People don't have enough experience, they get married too early, without having lived enough time together.
It is true that child marriage and polygamy are prevalent in our country, since if a husband has to fulfill his responsibilities, he will never decide to practice polygamy. An ideal husband has to put in a lot of effort to fulfill the responsibilities of a wife, and if the family includes a wife, parents, and children, the responsibility increases even more. Brother, if an ideal husband fulfills his responsibilities properly, he cannot practice polygamy in any way. One should enter into a marital relationship after becoming an adult and knowing the responsibilities and duties of marriage well.
I do not agree with you. Are you trying to say the main reason for polygamy is because wife's choose not to play their own role? I don't think this is the reason. There are some men who believe polygamy is what they want , it is not as if they have problem with their wife.
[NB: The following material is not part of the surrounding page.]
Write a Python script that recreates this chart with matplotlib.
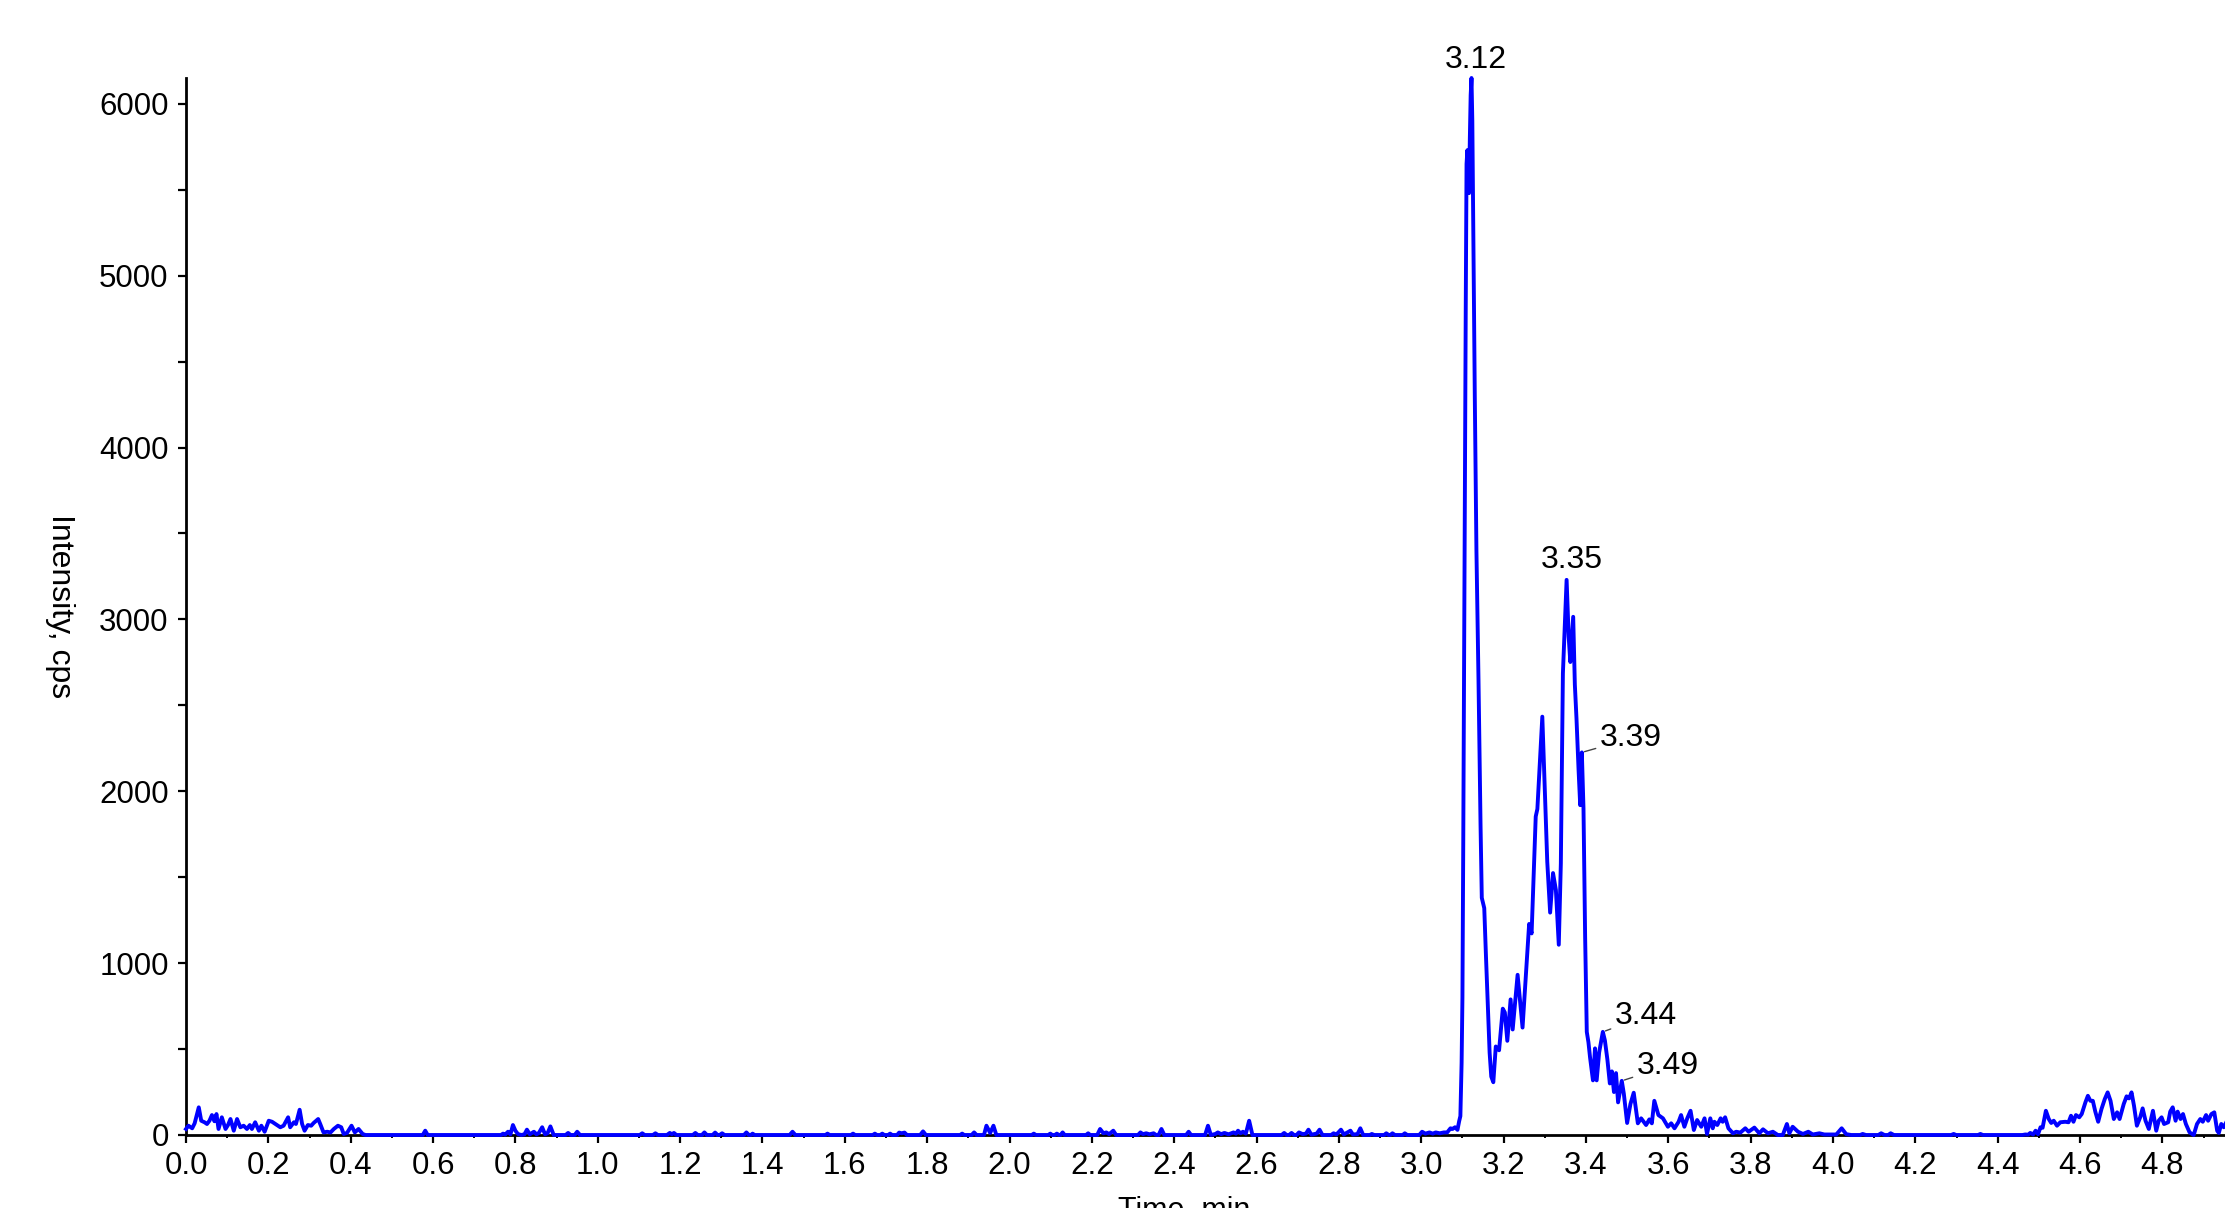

Woman may have a character that can push a man to go extreme getting another wife but it is not as if, this is always the reason why men chooses to get more wife. Partners need to know each other better before going into marriage not to make mistakes and to make decisions they never planed for.
Polygamy is not a bad thing, but if a man can fulfill the responsibilities of more than one wife and does not create any financial problems, then he can do it. In the present times, polygamy has become a fashion where a husband neglects his wife's responsibilities and even gets involved in bad addictions like extramarital affairs.
Whether it's a husband or a wife, they must think carefully before getting married so that they don't make any wrong decisions after marriage that could have a huge negative impact on their beautiful relationship.